WORK TO BE COMPLETED: Retype exactly the lines from the line containing "Write the Plotly code for this chart." through the line containing "import plotly.graph_objects as go", both included, and nothing more; skip the pictures.

AVAILABLE DATA:
════════════════
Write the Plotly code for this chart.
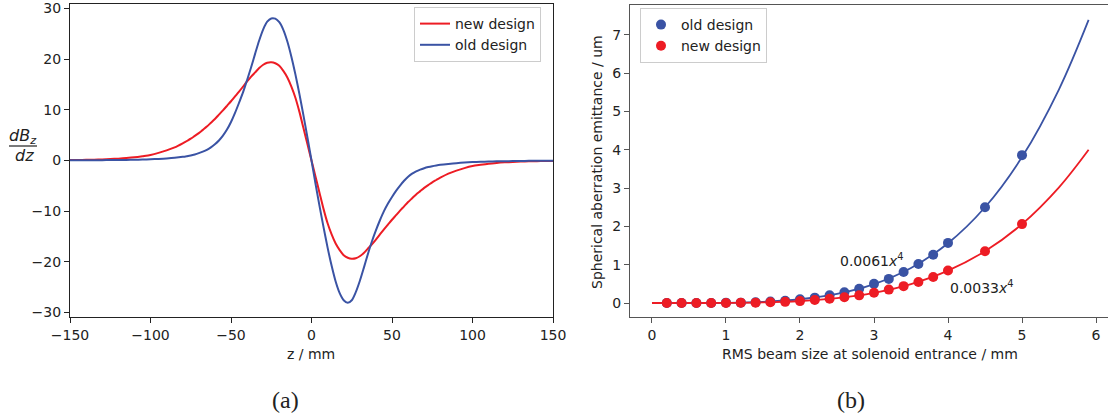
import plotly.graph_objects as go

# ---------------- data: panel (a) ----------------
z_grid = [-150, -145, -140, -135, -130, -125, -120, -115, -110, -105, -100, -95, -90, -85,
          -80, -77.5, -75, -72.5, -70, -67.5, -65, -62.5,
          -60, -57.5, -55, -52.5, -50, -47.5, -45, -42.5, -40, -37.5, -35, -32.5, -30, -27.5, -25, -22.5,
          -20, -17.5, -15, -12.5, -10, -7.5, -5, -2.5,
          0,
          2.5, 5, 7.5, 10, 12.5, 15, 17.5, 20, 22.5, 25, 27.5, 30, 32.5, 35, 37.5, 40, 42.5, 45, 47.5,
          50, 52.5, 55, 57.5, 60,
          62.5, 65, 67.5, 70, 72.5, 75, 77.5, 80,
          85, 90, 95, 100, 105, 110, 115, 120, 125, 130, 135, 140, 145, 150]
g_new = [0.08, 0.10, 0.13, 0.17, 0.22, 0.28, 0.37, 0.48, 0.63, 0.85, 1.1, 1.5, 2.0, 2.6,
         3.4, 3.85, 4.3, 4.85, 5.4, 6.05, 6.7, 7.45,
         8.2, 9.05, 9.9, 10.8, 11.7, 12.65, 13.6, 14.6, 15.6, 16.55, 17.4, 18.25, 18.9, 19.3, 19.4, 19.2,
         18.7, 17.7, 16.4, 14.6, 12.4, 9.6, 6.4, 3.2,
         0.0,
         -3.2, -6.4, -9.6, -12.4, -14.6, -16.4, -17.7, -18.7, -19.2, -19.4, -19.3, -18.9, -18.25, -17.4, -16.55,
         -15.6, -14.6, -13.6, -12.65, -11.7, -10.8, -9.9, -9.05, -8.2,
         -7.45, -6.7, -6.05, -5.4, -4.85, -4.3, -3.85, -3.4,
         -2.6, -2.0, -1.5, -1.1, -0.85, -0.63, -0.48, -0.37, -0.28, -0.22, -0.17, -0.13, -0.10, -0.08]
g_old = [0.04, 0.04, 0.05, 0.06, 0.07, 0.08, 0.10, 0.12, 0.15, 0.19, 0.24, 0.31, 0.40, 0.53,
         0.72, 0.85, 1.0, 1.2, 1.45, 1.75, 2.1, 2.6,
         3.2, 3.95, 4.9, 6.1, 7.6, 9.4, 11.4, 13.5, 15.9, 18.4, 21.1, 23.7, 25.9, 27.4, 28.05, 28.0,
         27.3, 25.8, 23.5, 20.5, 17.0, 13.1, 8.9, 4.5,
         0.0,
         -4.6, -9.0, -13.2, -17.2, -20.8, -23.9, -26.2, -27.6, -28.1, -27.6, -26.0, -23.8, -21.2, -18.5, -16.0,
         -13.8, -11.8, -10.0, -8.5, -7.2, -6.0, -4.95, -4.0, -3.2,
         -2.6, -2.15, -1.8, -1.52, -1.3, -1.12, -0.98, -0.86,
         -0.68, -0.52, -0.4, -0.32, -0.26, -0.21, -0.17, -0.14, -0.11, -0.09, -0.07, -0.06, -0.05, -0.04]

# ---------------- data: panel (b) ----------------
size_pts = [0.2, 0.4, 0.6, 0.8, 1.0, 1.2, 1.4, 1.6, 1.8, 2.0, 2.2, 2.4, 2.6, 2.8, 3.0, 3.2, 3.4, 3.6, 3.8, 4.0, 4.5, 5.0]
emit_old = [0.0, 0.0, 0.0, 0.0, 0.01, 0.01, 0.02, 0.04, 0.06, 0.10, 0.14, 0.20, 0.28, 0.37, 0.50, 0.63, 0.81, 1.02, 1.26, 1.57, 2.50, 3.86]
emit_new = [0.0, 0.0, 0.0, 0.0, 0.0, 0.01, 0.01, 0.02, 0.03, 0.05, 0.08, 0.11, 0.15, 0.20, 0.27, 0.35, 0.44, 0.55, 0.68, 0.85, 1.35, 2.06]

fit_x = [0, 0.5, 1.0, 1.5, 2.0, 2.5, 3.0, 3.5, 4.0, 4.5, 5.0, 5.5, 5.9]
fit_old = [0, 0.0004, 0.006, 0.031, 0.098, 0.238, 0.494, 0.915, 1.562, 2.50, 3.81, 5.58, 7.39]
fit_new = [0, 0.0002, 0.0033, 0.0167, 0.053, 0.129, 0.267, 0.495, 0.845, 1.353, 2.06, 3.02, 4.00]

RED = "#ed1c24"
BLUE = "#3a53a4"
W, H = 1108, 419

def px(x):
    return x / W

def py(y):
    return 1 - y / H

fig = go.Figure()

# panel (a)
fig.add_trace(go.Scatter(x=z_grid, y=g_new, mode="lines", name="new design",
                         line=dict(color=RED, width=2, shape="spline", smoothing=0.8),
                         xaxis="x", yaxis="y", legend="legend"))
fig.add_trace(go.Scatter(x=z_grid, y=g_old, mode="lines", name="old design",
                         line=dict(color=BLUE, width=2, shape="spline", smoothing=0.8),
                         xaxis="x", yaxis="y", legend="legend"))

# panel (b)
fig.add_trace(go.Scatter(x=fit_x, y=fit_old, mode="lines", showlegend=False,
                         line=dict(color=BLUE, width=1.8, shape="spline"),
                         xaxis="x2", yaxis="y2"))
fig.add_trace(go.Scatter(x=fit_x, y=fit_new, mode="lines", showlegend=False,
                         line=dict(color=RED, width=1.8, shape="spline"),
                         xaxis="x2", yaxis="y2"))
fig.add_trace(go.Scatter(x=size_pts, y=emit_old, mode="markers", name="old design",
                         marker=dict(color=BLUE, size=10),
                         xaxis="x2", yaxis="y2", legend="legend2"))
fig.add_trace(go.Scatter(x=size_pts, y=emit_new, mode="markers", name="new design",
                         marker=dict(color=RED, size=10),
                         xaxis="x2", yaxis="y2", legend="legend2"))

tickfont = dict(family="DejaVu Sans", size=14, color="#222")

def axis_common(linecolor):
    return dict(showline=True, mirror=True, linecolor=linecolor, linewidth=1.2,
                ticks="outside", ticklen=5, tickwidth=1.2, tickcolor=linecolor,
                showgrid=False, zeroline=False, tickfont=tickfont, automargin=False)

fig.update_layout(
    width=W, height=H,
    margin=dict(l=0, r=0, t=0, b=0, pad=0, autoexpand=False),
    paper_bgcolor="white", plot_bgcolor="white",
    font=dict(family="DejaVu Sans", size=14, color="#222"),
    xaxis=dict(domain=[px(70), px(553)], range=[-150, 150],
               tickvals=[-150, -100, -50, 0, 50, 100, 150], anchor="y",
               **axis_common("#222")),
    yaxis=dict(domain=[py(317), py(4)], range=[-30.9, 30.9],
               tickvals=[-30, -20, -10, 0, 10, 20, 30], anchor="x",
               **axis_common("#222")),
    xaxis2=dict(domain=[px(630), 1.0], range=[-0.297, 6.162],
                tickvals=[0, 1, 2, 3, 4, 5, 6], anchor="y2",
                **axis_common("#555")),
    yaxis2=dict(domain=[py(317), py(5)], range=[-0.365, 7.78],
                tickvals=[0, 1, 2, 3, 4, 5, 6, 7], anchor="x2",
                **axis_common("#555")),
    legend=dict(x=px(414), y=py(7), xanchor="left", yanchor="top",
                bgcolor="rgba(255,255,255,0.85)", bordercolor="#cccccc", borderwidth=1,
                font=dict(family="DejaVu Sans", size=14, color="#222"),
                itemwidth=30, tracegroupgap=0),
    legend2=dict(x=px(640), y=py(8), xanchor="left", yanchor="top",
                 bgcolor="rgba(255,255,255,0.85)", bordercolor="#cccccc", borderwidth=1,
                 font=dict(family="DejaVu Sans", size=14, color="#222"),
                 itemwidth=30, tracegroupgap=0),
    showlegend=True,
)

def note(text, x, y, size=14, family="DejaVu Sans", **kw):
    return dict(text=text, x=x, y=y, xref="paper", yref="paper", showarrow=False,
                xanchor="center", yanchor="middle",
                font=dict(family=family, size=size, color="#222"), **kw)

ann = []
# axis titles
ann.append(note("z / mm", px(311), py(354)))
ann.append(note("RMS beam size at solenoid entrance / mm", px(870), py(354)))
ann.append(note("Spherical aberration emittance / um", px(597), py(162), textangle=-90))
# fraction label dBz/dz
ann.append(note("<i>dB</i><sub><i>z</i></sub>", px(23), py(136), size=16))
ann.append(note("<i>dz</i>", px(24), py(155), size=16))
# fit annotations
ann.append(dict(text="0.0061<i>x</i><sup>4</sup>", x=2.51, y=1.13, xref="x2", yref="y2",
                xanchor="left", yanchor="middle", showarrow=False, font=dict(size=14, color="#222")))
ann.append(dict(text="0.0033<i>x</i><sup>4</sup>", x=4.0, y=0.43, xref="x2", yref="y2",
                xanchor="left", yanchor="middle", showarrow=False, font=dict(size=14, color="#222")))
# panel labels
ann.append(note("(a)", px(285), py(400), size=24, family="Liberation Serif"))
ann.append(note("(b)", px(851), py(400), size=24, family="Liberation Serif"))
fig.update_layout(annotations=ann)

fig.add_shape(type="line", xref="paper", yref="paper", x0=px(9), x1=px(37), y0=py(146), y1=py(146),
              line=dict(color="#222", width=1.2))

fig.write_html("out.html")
════════════════
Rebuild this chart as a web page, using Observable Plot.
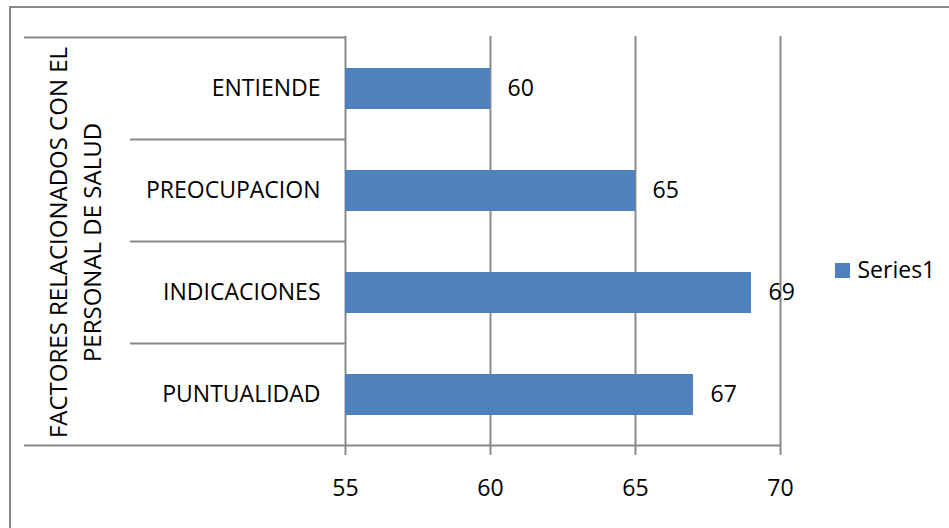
════════════════
SOLUTION:
Write the Plotly code for this chart.
import plotly.graph_objects as go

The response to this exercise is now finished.